Caring for carriage horses
Jen Meinhardt, Staff Writer
It’s between 6 and 9 a.m. when Mike Miller—co-owner of The Hitching Company, a carriage horse company that operates in the downtown area of Minneapolis—stands outside the field where his herd is grazing. He whistles a loud, sharp shrill that pierces the air. The herd spent the night in the far pasture, and as the whistle dies down, it’s replaced by the thundering hooves of nearly two dozen horses rushing to the barn for breakfast.
They enter the barn the moment Miller opens the gate, a dangerous flood (his average animal can weigh over 1,600 pounds). The largest horses are his Belgians, Marty and Frank. They’re heavier, almost 1,900 pounds each. They mill openly about the barn, moving from one grain bucket to the next in a pecking order established by dominance in the herd. While they eat, Miller closes the gate behind them. He loads several 50 plus–pound bales of hay into the front loader of his Bobcat before driving it into the closest field and then unloads the hay into multiple large tractor tires so the herd can graze throughout the day.
Each horse eats around twenty pounds of hay per day. With 20 horses under Miller’s care—about the maximum he can handle alone—it can cost upwards of $4,500 a year to feed them all.

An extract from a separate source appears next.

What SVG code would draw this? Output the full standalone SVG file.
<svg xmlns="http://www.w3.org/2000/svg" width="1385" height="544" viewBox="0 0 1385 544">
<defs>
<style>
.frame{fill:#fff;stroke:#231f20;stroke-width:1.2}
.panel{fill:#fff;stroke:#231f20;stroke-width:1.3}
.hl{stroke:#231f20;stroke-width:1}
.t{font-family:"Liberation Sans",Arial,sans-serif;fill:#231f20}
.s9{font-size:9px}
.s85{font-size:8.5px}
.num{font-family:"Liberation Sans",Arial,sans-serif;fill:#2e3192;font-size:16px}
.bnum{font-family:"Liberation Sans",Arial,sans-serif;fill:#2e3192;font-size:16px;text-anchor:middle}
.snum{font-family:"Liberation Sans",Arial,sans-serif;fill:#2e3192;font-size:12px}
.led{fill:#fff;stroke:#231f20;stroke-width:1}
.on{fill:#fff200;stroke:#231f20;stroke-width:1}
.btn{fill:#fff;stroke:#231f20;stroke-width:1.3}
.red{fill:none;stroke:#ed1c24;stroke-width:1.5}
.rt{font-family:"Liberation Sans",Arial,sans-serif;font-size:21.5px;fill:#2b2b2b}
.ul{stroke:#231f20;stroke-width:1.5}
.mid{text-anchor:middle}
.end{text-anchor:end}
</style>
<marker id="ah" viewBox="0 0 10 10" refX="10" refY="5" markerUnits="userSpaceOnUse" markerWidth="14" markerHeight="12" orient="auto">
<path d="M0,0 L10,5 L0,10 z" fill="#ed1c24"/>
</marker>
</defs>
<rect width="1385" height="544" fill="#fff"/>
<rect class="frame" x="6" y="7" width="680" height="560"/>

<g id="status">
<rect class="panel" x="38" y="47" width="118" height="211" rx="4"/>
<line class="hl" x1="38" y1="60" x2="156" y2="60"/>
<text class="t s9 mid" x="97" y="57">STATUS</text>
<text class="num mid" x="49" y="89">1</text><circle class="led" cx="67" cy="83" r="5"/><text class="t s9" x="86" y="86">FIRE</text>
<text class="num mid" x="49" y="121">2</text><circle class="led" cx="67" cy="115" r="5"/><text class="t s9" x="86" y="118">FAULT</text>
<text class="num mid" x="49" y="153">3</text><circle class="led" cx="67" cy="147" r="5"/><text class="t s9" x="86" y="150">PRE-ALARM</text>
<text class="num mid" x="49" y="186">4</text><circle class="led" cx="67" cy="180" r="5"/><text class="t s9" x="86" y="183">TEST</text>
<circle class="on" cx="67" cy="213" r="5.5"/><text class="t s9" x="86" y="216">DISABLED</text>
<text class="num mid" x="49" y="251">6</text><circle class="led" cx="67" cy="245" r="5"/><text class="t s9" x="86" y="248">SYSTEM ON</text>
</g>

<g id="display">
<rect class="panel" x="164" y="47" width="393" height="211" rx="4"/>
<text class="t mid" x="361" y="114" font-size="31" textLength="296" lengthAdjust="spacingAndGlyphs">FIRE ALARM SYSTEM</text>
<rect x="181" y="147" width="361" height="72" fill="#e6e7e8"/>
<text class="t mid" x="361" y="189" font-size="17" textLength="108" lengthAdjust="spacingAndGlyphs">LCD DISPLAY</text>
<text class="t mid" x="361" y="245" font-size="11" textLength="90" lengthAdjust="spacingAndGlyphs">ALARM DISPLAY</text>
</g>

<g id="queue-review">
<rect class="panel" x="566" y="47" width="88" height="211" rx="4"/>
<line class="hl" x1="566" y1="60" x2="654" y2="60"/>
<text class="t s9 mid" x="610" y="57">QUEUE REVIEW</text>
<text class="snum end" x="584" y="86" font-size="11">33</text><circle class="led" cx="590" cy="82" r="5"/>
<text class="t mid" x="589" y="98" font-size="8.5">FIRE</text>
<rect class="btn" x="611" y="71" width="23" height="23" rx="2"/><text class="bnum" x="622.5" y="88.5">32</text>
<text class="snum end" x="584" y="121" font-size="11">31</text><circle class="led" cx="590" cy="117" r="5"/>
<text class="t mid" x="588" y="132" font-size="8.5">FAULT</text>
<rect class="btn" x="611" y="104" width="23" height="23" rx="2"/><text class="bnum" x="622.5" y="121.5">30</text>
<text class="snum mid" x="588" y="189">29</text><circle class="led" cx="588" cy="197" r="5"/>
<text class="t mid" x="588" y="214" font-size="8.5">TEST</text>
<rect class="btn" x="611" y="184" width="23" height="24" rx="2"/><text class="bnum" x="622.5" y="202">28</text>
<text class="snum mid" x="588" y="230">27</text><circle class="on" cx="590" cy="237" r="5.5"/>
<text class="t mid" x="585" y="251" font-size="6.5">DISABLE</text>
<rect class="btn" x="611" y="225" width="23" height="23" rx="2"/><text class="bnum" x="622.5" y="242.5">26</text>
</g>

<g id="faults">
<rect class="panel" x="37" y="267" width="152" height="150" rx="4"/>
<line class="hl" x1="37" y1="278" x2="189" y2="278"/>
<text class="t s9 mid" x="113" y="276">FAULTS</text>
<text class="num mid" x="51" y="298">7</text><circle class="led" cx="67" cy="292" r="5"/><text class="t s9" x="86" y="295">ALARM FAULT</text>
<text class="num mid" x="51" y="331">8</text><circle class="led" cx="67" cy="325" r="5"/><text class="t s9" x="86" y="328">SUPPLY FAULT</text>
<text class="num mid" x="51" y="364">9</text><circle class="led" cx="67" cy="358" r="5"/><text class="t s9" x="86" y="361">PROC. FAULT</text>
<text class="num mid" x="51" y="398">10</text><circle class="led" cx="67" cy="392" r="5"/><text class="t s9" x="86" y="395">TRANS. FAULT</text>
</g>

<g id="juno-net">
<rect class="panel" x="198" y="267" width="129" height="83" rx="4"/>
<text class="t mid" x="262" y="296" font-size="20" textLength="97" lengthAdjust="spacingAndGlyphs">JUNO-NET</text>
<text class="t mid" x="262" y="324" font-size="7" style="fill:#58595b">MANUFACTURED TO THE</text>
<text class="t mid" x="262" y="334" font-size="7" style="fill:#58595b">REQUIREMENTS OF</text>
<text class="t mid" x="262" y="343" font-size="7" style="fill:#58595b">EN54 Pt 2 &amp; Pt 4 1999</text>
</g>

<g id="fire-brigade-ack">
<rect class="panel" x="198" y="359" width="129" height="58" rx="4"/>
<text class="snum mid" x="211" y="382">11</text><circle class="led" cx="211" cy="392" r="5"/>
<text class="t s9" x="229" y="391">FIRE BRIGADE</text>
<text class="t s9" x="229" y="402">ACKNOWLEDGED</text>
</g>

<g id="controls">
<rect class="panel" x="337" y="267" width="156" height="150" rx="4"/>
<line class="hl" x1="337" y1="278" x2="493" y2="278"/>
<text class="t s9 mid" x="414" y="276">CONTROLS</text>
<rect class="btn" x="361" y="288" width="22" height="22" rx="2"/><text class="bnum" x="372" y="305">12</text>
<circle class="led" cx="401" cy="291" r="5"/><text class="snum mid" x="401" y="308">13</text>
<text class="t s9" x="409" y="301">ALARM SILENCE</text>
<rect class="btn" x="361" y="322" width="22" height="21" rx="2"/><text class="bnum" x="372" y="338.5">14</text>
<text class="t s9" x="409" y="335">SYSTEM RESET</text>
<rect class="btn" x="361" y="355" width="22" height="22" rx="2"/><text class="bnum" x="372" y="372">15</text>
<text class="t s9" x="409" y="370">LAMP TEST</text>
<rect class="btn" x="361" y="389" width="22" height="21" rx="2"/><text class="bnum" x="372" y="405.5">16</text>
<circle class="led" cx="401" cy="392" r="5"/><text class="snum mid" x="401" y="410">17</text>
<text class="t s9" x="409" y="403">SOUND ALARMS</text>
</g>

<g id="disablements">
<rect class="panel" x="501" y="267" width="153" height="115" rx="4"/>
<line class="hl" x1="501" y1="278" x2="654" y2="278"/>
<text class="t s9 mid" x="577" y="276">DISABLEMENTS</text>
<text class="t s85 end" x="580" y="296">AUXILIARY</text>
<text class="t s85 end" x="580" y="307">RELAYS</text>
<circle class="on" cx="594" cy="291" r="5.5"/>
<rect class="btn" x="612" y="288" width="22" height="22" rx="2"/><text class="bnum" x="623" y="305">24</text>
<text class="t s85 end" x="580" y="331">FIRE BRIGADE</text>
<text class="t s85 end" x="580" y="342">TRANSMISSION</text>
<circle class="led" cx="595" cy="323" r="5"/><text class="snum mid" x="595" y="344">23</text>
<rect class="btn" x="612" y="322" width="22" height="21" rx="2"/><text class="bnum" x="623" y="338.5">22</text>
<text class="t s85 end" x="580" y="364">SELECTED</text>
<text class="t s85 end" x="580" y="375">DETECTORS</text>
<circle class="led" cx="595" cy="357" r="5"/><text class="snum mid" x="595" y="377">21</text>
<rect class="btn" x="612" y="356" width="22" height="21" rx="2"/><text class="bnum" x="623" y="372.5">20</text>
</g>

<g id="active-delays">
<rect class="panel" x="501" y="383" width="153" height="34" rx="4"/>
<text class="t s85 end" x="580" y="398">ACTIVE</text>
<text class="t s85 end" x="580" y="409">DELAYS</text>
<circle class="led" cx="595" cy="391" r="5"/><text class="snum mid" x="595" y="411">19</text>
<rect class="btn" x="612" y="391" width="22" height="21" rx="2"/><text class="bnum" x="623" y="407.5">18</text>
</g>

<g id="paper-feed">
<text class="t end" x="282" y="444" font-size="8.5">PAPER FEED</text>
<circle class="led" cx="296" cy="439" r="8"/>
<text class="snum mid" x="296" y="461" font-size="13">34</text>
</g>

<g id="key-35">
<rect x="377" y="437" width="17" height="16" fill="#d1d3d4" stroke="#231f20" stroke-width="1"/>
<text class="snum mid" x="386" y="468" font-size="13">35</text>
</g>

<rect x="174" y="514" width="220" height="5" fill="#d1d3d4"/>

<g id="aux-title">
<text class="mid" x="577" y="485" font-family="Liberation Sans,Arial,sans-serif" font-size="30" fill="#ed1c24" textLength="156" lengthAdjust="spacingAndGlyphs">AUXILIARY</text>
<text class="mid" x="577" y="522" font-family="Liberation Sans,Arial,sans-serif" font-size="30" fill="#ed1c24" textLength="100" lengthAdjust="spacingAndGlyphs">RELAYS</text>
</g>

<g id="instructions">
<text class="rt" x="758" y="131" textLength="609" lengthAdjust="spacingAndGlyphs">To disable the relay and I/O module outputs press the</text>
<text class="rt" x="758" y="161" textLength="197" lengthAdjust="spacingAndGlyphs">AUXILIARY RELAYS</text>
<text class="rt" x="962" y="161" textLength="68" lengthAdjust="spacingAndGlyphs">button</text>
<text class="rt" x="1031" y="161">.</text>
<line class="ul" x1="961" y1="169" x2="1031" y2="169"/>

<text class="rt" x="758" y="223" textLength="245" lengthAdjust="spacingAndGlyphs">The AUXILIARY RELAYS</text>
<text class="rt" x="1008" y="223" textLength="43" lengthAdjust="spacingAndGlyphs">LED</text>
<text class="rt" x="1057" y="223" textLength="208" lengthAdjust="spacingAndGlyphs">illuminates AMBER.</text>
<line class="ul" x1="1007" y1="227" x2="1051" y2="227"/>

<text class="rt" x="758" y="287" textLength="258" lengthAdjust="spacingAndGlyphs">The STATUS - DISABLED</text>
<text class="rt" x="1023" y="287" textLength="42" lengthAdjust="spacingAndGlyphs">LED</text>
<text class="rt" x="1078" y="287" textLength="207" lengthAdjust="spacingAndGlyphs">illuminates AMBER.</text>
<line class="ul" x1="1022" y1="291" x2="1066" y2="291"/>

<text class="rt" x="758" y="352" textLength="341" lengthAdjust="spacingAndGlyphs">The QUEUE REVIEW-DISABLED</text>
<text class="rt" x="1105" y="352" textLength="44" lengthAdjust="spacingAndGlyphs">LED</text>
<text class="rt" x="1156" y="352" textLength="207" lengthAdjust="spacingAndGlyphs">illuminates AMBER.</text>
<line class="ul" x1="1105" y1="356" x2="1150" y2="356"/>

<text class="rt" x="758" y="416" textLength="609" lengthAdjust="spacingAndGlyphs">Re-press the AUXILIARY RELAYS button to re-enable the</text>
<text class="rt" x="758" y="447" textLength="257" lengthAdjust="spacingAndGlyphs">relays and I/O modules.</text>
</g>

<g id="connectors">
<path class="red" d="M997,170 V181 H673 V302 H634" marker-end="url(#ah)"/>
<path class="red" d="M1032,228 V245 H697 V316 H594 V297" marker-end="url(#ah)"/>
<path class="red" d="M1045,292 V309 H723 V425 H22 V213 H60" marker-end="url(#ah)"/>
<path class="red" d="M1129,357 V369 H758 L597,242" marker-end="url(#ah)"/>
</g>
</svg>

That’s not including the cost of grain. It’s no secret that horses are expensive to keep and, that the average person just doesn’t have the means to care for an animal that can cost upwards of $8,000 a year in feed, transportation and health care. This isn’t the fault of the horse. Biologically, their physiology makes them a temperamental sort of animal; however, it leaves many of them in need of home, the sort of home that can afford their upkeep. Miller gave them that home.
According to Miller, a carriage horse is usually on its second job. Many of these animals come from other situations such as trotters on the race circuit used to warm up the Thoroughbreds, or even from Amish farming communities. Many of these horses either weren’t a good fit or were too slow for the job required. If they aren’t picked up by a carriage company, an industry which re-trains them to pull carriages for tourists around city centers, they instead tend to go into retirement. A retired horse doesn’t necessarily mean the animal lives on a farm; that sort of thing is rare. More commonly, a retired horse ends up in the slaughterhouse. Miller keeps his horses through their retirement. He believes if a horse gives you their all, you owe it to them. This is only possible thanks to his working horses, the ones that pull the carriages downtown.
Each day goes a little differently, yet the breakfast routine is carried out 365 days a year—no matter the weather. After the field is closed again, the horses are released from the barn and are allowed to wander in and out as they please. When Miller needs to take a horse to work downtown, he usually tries to catch them in the barn. Otherwise, he takes whoever is lingering nearby. Normally this is Marty or Frank. Marty is one of the lowest horses in the pecking order, which means that he tends to prefer downtown where he gets a private source of food, water and individual attention from his driver. Getting downtown takes an hour, but the horses like riding in the trailer and occasionally load themselves. They have a personal hay bag nearby they get to snack on during the ride. Once downtown, they’re led to a stall, brushed, tacked and allowed to eat until it’s time to put on the bridle. Once the bridle goes on and the bit is put in, the horse knows it is time to get to work and pull the carriages.
Carriage horse in Minneapolis. Photos by Jen Meinhardt.